Milagros Correch (born 1991, Villa Urquiza, Buenos Aires), better known as Milu Correch, is an Argentine painter and muralist recognized internationally for her large scale murals and illustrations. Her work can be found in cities in Argentina and around the world.

== Career ==

=== 2011-2012 ===
Correch began her career as an artist in 2011 painting a street mural in Buenos Aires as she saw her home town getting filled with murals and fell in love with the format. She attended a workshop to learn the basic skills of mural painting led by Emy Mariani and Lean Frizzera, two Argentinian street artists from Buenos Aires. From the beginning, she decided to signe her works with her full name instead of using a pseudonym.

=== 2013 ===
The following year, Correch collaborated in CULM: Construir un Lugar Mejor Sin Destruir Lo que Tenemos (in English: Building a better place without destructing what we have), a project founded by Santiago Gonzales Villagos that aimed to disseminate urban street art by regenerating landscapes and to bring visibility to the town of Quintanar de la Orden in Toledo, Spain. The thematic of the project was Don Quijote de La Mancha as to represent and tribute the identity of the municipality derived from Cervantes' story.

Correch's participation on the project resulted in the immense mural of Dulcinea del Toboso, the character that symbolizes Don Quijote's motive for all his knight-errant adventures. She decided to portray Dulcinea as the main event, supporting Don Quijote and Sancho Panza on one shoulder, and three mills interpreting La Mancha on the other. The production of the mural took six days in August 2013. This was the first big mural painted by Correch and measured approximately 20x15 meters tall. It is also the biggest illustration of Dulcinea in the world.

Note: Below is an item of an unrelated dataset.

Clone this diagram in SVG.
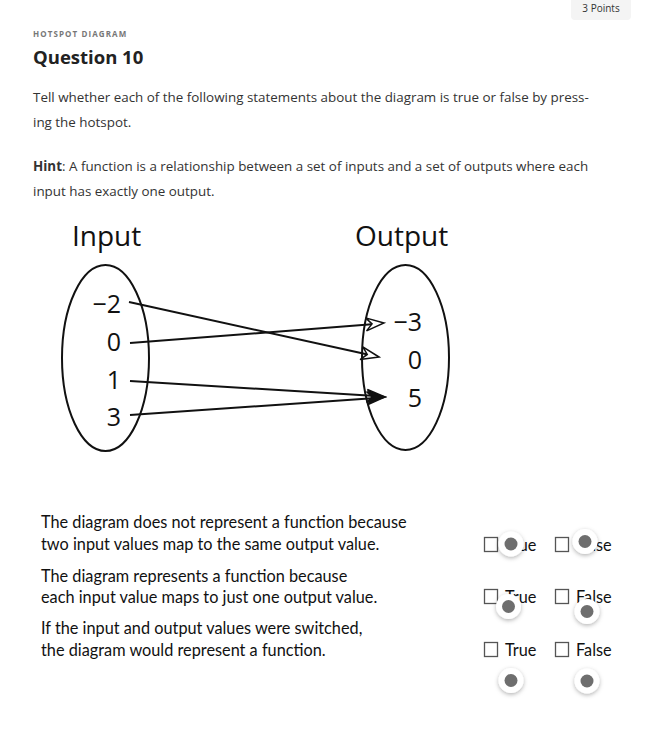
<svg xmlns="http://www.w3.org/2000/svg" width="652" height="741" viewBox="0 0 652 741">
<defs>
<style>
.ui{font-family:"Open Sans","Liberation Sans",sans-serif;fill:#333}
.num{font-family:"Open Sans","Liberation Sans",sans-serif;font-size:25px;fill:#111}
.ttl{font-family:"Open Sans","Liberation Sans",sans-serif;font-size:28px;fill:#111}
.st{font-family:"Lato","Liberation Sans",sans-serif;font-size:16.3px;fill:#111}
.ell{fill:none;stroke:#111;stroke-width:2}
.ln{stroke:#111;stroke-width:2;fill:none}
.box{fill:#fff;stroke:#555;stroke-width:1.3}
.ahO{fill:#fff;stroke:#111;stroke-width:1.5;stroke-linejoin:miter}
.ahF{fill:#111;stroke:#111;stroke-width:1.5}
</style>
<filter id="sh" x="-50%" y="-50%" width="200%" height="200%">
<feDropShadow dx="0" dy="1.5" stdDeviation="2" flood-color="#000" flood-opacity="0.3"/>
</filter>
</defs>
<rect width="652" height="741" fill="#fff"/>

<g id="points">
<rect x="571" y="-4" width="60" height="24" rx="4" fill="#f4f4f4"/>
<text class="ui" x="601" y="12" font-size="10" text-anchor="middle" fill="#444">3 Points</text>
</g>
<g id="header">
<text class="ui" x="33" y="37" font-size="8" font-weight="700" letter-spacing="1.1" style="fill:#777">HOTSPOT DIAGRAM</text>
<text class="ui" x="33" y="64" font-size="18.5" font-weight="700" style="fill:#222">Question 10</text>
<text class="ui" x="33" y="102" font-size="13.4">Tell whether each of the following statements about the diagram is true or false by press-</text>
<text class="ui" x="33" y="127" font-size="13.4">ing the hotspot.</text>
<text class="ui" x="33" y="171" font-size="13.4"><tspan font-weight="700">Hint</tspan>: A function is a relationship between a set of inputs and a set of outputs where each</text>
<text class="ui" x="33" y="196" font-size="13.4">input has exactly one output.</text>
</g>

<g id="input-set">
<text class="ttl" x="72" y="246">Input</text>
<ellipse class="ell" cx="105.5" cy="358" rx="43.5" ry="93"/>
<text class="num" x="121" y="313" text-anchor="end">−2</text>
<text class="num" x="121" y="351" text-anchor="end">0</text>
<text class="num" x="121" y="389" text-anchor="end">1</text>
<text class="num" x="121" y="426" text-anchor="end">3</text>
</g>
<g id="output-set">
<text class="ttl" x="355" y="246">Output</text>
<ellipse class="ell" cx="405.5" cy="357.5" rx="43.5" ry="92.5"/>
<text class="num" x="422" y="331" text-anchor="end">−3</text>
<text class="num" x="422" y="369" text-anchor="end">0</text>
<text class="num" x="422" y="407" text-anchor="end">5</text>
</g>

<g id="connectors">
<line class="ln" x1="129" y1="302" x2="370" y2="355"/>
<line class="ln" x1="130" y1="343" x2="375" y2="324"/>
<line class="ln" x1="130" y1="381" x2="376" y2="396"/>
<line class="ln" x1="130" y1="415" x2="376" y2="398"/>
<path class="ahO" d="M0,0 L-18,-6.5 L-12,0 L-18,6.5 Z" transform="translate(379,357) rotate(12.3)"/>
<path class="ahO" d="M0,0 L-18,-6.5 L-12,0 L-18,6.5 Z" transform="translate(384,323) rotate(-4.4)"/>
<path class="ahF" d="M0,0 L-18,-6.5 L-12,0 L-18,6.5 Z" transform="translate(385,397) rotate(3.5)"/>
<path class="ahF" d="M0,0 L-18,-6.5 L-12,0 L-18,6.5 Z" transform="translate(385,397) rotate(-3.9)"/>
</g>

<g id="statements">
<text class="st" x="41" y="528">The diagram does not represent a function because</text>
<text class="st" x="41" y="550">two input values map to the same output value.</text>
<text class="st" x="41" y="582">The diagram represents a function because</text>
<text class="st" x="41" y="603">each input value maps to just one output value.</text>
<text class="st" x="41" y="634">If the input and output values were switched,</text>
<text class="st" x="41" y="656">the diagram would represent a function.</text>
</g>

<g id="options">
<rect class="box" x="484.5" y="537.5" width="13" height="14"/>
<text class="st" x="505" y="551">True</text>
<rect class="box" x="555.5" y="537.5" width="13" height="14"/>
<text class="st" x="576" y="551">False</text>
<rect class="box" x="484.5" y="589.5" width="13" height="14"/>
<text class="st" x="505" y="603">True</text>
<rect class="box" x="555.5" y="589.5" width="13" height="14"/>
<text class="st" x="576" y="603">False</text>
<rect class="box" x="484.5" y="642.5" width="13" height="14"/>
<text class="st" x="505" y="656">True</text>
<rect class="box" x="555.5" y="642.5" width="13" height="14"/>
<text class="st" x="576" y="656">False</text>
</g>

<g id="hotspots">
<g filter="url(#sh)" fill="#fff">
<circle cx="511" cy="544" r="12.5"/>
<circle cx="585" cy="541.5" r="12.5"/>
<circle cx="508.5" cy="606.5" r="12.5"/>
<circle cx="587" cy="611.5" r="12.5"/>
<circle cx="511" cy="680.5" r="12.5"/>
<circle cx="587" cy="681" r="12.5"/>
</g>
<g fill="#6e6e6e">
<circle cx="511" cy="544" r="6.5"/>
<circle cx="585" cy="541.5" r="6.5"/>
<circle cx="508.5" cy="606.5" r="6.5"/>
<circle cx="587" cy="611.5" r="6.5"/>
<circle cx="511" cy="680.5" r="6.5"/>
<circle cx="587" cy="681" r="6.5"/>
</g>
</g>
</svg>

In September 2013, Correch painted another mural for CULM, this time in El Toboso, a town 7 kilometers away from Quintanar de la Orden, where she had created Dulcinea Sueña la Mancha on the town's water tower.

=== 2014-2016 ===
In 2015, Correch painted the mural Disciples of Peter Pan - superagent children redeeming adults of the absurd, as part of aDNA collective in Rome, Italy. That same year, Correch exhibited original drawings and prints for two days at Bistro in Pigneto, Rome, Italy which was also curated by aDNA Collective. Her work was for sale in order to support her third trip in Europe since she was invited to create murals in various cities of Spain, Germany and Belgium.

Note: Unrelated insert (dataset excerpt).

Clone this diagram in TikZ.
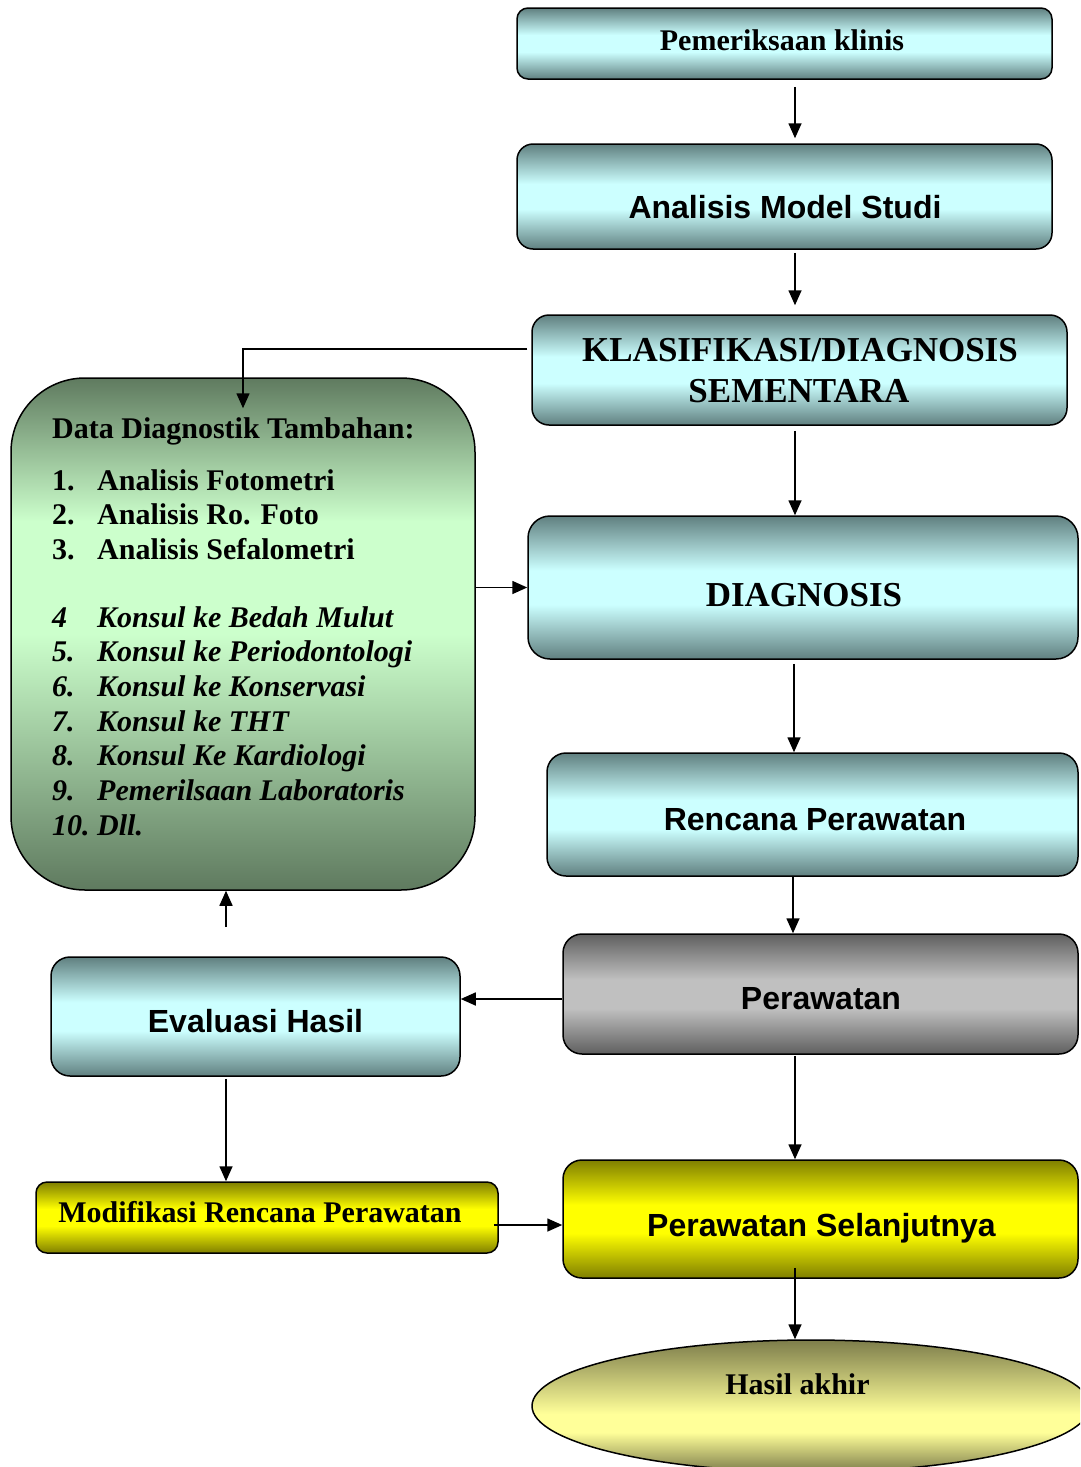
\documentclass[tikz,border=0pt]{standalone}
\usepackage{fontspec}
\setmainfont{Liberation Serif}
\setsansfont{Liberation Sans}
\usetikzlibrary{arrows.meta,calc,shapes.geometric}
\definecolor{cyD}{RGB}{96,128,128}
\definecolor{cyL}{RGB}{204,255,255}
\definecolor{gyD}{RGB}{95,95,95}
\definecolor{gyL}{RGB}{192,192,192}
\definecolor{ylD}{RGB}{127,127,0}
\definecolor{ylL}{RGB}{255,255,0}
\definecolor{grD}{RGB}{95,122,95}
\definecolor{grL}{RGB}{204,255,204}
\definecolor{elD}{RGB}{125,125,75}
\definecolor{elL}{RGB}{255,255,153}
\pgfdeclareverticalshading{cyband}{100bp}{color(0bp)=(cyD); color(25bp)=(cyD); color(44bp)=(cyL); color(56bp)=(cyL); color(75bp)=(cyD); color(100bp)=(cyD)}
\pgfdeclareverticalshading{gyband}{100bp}{color(0bp)=(gyD); color(25bp)=(gyD); color(44bp)=(gyL); color(56bp)=(gyL); color(75bp)=(gyD); color(100bp)=(gyD)}
\pgfdeclareverticalshading{ylband}{100bp}{color(0bp)=(ylD); color(25bp)=(ylD); color(44bp)=(ylL); color(56bp)=(ylL); color(75bp)=(ylD); color(100bp)=(ylD)}
\pgfdeclareverticalshading{grband}{100bp}{color(0bp)=(grD); color(25bp)=(grD); color(50bp)=(grL); color(61bp)=(grL); color(75bp)=(grD); color(100bp)=(grD)}
\pgfdeclareverticalshading{elband}{100bp}{color(0bp)=(elD); color(25bp)=(elD); color(40bp)=(elL); color(47bp)=(elL); color(75bp)=(elD); color(100bp)=(elD)}
\begin{document}
\begin{tikzpicture}[x=1pt,y=-1pt,
  box/.style={draw=black, line width=1.5pt, rectangle, inner sep=0pt},
  cybox/.style={box, shading=cyband},
  gybox/.style={box, shading=gyband},
  ylbox/.style={box, shading=ylband},
  grbox/.style={box, shading=grband},
  elbox/.style={draw=black, line width=1.5pt, ellipse, inner sep=0pt, shading=elband},
  arr/.style={-{Triangle[length=15pt,width=13pt]}, line width=1.6pt},
  serift/.style={anchor=base, inner sep=0pt, font=\fontsize{30}{34}\selectfont\bfseries},
  serifl/.style={anchor=base, inner sep=0pt, font=\fontsize{35}{40}\selectfont\bfseries},
  sanst/.style={anchor=base, inner sep=0pt, font=\sffamily\bfseries\fontsize{32}{36}\selectfont},
  listup/.style={anchor=base west, inner sep=0pt, font=\fontsize{30}{34}\selectfont\bfseries},
  listit/.style={anchor=base west, inner sep=0pt, font=\fontsize{30}{34}\selectfont\bfseries\itshape}
]
\useasboundingbox (0,0) rectangle (1080,1467);
\clip (0,0) rectangle (1080,1467);

% boxes
\node[cybox, rounded corners=11pt, minimum width=535pt, minimum height=71pt] (pk) at (784.5,43.5) {};
\node[cybox, rounded corners=16pt, minimum width=535pt, minimum height=105pt] (ams) at (784.5,196.5) {};
\node[cybox, rounded corners=17pt, minimum width=535pt, minimum height=110pt] (klas) at (799.5,370) {};
\node[cybox, rounded corners=22pt, minimum width=550pt, minimum height=143pt] (diag) at (803,587.5) {};
\node[cybox, rounded corners=19pt, minimum width=531pt, minimum height=123pt] (ren) at (812.5,814.5) {};
\node[gybox, rounded corners=19pt, minimum width=515pt, minimum height=120pt] (per) at (820.5,994) {};
\node[ylbox, rounded corners=19pt, minimum width=515pt, minimum height=118pt] (ps) at (820.5,1219) {};
\node[cybox, rounded corners=19pt, minimum width=409pt, minimum height=119pt] (eval) at (255.5,1016.5) {};
\node[ylbox, rounded corners=11pt, minimum width=462pt, minimum height=71pt] (mod) at (267,1217.5) {};
\node[grbox, rounded corners=74pt, minimum width=464pt, minimum height=512pt] (green) at (243,634) {};
\node[elbox, minimum width=558pt, minimum height=132pt] (ell) at (811,1406) {};

% texts
\node[serift] (tpk) at (782,50) {Pemeriksaan klinis};
\node[sanst] (tams) at (785,218.5) {Analisis Model Studi};
\node[serifl] (tklasa) at (800,361.5) {KLASIFIKASI/DIAGNOSIS};
\node[serifl] (tklasb) at (799,402.5) {SEMENTARA};
\node[serifl] (tdiag) at (804,606) {DIAGNOSIS};
\node[sanst] (tren) at (815,830) {Rencana Perawatan};
\node[sanst] (tper) at (821,1009) {Perawatan};
\node[sanst] (tps) at (821.5,1236) {Perawatan Selanjutnya};
\node[sanst] (teval) at (255.5,1032) {Evaluasi Hasil};
\node[serift] (tmod) at (260,1222) {Modifikasi Rencana Perawatan};
\node[serift] (thasil) at (797.5,1394) {Hasil akhir};

\node[listup] (gh) at (52,438) {Data Diagnostik Tambahan:};
\node[listup] (g1) at (52,490) {\makebox[45pt][l]{1.}Analisis Fotometri};
\node[listup] (g2) at (52,524.7) {\makebox[45pt][l]{2.}Analisis Ro. Foto};
\node[listup] (g3) at (52,559.4) {\makebox[45pt][l]{3.}Analisis Sefalometri};
\node[listit] (g4) at (52,627) {\makebox[45pt][l]{4}Konsul ke Bedah Mulut};
\node[listit] (g5) at (52,661.7) {\makebox[45pt][l]{5.}Konsul ke Periodontologi};
\node[listit] (g6) at (52,696.4) {\makebox[45pt][l]{6.}Konsul ke Konservasi};
\node[listit] (g7) at (52,731.1) {\makebox[45pt][l]{7.}Konsul ke THT};
\node[listit] (g8) at (52,765.8) {\makebox[45pt][l]{8.}Konsul Ke Kardiologi};
\node[listit] (g9) at (52,800.5) {\makebox[45pt][l]{9.}Pemerilsaan Laboratoris};
\node[listit] (g10) at (52,835.2) {\makebox[45pt][l]{10.}Dll.};

% connectors
\coordinate (ca) at (795,0);
\coordinate (cb) at (794,0);
\coordinate (cc) at (793,0);
\coordinate (cl) at (226,0);
\coordinate (fb) at (226,927);

\draw[arr] ($(pk.south -| ca)+(0,7)$) -- ($(ams.north -| ca)+(0,-5)$);
\draw[arr] ($(ams.south -| ca)+(0,3)$) -- ($(klas.north -| ca)+(0,-9)$);
\draw[arr] ($(klas.south -| ca)+(0,5)$) -- (diag.north -| ca);
\draw[arr] ($(klas.west)+(-4,-21)$) -| ($(green.north)+(0,31)$);
\draw[arr] (diag.west -| green.east) -- (diag.west);
\draw[arr] ($(diag.south -| cb)+(0,4)$) -- (ren.north -| cb);
\draw[arr] (ren.south -| cc) -- (per.north -| cc);
\draw[arr] ($(per.west)+(0,5)$) -- ($(per.west -| eval.east)+(0,5)$);
\draw[arr] (fb) -- (green.south -| fb);
\draw[arr] ($(eval.south -| cl)+(0,2)$) -- (mod.north -| cl);
\draw[arr] ($(per.south -| ca)+(0,1)$) -- (ps.north -| ca);
\draw[arr] ($(mod.east)+(-5,7.5)$) -- ($(ps.west)+(0,6)$);
\draw[arr] ($(ps.south -| ca)+(0,-11)$) -- (ell.north -| ca);
\end{tikzpicture}
\end{document}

In 2016, in addition to painting murals in Buenos Aires, she also painted in Sweden and Italy.

=== 2017 ===
Her mural Oxido in the neighbourhood of Los Alamos, Quilmes, realized for the project Pinta tu barrio, was recognized as one of the seven best murals in the world for the month of November 2017, by Netherlands' Street Art Today. This mural was part of Entre Cenizas (in English: Among ashes) Correch's first exposition.

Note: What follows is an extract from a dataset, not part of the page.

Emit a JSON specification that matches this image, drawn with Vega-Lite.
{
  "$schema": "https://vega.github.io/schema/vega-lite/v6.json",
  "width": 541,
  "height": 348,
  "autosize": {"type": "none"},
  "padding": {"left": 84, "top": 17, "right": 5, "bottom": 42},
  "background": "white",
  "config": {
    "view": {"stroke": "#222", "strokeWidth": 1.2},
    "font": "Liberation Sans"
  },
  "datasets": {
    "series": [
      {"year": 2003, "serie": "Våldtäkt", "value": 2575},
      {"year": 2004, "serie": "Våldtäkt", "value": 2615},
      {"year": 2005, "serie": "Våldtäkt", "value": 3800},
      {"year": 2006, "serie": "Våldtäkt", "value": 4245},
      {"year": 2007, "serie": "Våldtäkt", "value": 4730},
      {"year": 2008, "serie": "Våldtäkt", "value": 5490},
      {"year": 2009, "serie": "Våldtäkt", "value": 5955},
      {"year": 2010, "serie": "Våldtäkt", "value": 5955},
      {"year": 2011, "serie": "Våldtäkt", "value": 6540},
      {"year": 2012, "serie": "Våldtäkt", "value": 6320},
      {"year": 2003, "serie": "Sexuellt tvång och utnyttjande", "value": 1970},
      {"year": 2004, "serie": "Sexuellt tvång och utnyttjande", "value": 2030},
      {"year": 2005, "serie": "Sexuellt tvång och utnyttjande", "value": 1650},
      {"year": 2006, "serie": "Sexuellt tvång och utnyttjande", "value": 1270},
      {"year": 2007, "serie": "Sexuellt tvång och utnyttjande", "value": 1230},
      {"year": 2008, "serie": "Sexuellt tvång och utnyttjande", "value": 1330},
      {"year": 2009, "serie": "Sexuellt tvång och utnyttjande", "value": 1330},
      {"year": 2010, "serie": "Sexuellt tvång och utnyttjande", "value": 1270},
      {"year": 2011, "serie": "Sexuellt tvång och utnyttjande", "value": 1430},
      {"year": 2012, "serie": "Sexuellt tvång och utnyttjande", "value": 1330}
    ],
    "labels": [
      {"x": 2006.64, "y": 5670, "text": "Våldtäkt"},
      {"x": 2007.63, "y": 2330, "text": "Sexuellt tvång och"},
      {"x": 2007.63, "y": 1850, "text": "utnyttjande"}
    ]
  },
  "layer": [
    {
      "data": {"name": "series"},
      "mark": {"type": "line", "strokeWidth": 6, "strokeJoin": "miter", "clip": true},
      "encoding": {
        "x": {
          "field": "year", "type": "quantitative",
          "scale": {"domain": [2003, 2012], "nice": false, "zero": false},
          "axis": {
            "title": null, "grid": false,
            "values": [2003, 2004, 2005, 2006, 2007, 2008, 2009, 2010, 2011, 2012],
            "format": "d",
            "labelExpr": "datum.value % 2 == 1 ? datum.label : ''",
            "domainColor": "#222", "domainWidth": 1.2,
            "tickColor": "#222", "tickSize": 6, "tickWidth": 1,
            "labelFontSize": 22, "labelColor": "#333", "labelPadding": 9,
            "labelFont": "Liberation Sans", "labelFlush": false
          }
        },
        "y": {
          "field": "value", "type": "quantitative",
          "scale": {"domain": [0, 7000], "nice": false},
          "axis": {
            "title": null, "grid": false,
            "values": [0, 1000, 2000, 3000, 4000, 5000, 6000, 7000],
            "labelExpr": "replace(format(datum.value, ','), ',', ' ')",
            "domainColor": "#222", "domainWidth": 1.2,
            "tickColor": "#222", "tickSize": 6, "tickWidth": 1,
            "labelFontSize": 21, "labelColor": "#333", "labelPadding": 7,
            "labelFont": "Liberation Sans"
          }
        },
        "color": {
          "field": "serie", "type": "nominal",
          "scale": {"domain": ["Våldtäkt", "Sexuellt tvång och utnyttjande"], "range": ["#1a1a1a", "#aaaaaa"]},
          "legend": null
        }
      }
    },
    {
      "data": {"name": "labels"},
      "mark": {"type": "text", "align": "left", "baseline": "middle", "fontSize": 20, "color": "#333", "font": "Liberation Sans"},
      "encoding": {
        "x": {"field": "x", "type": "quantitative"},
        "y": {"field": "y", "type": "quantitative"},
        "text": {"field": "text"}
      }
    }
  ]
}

Correch was invited to participate to CURA - Circuito URbano de Arte in December 2017, to create a large scale mural that would mark the 120th anniversary of the city of Belo Horizonte, Brazil. The mural entitled Ajo y Vino illustrates two masked naked women dancing around bottles of wine, and being surrounded by crows. The background of the artwork was painted by three Brazilian pixadores: DIC, DOXS and PAVOR. The piece is found on the facade of the Garagem Sao Jose, a 28-story building which is now part of one of the tallest murals in Latin America, covering a surface of 1,750 square meters.

Ajo y Vino also marked the first mural of Correch's witches series:

Milu Correch's series on "witches" explores the historical persecution of women in Europe and the Americas. The works focus on themes of autonomy, traditional healing, and spiritual connections to nature, contrasting these figures with traditional societal roles. Correch also examines the portrayal of witches in folklore as independent characters who drive narrative action.

=== 2018 ===
In 2018, she participated in Draw The Line, the International Festival of Graffiti and Street Art in Campobasso, Italy painting a mural in homage to Hecate, Goddess of Witches.

Continuing the witches series, Correch painted two murals at the NuArt Aberdeen Festival in Scotland: Conjuro contra la corona and Después del Aquelarre. Both represent the oppression of women persecuted for witchcraft or sorcery in the late 16th and early 17th century. Correch paints the woman in both murals using dark colours and covering their faces as to create somber hidden subjects that reflect the neglect of women's rights and the dehumanization of witches.

== Artwork ==

=== Murals ===
Her murals are painted with techniques such as layouts, pain rollers, paint brushes, grids and projectors. The themes of her works are mainly focused around mythological and anthropomorphic figures in which classic and ancient Latin American iconographies merge with characters from modern myths.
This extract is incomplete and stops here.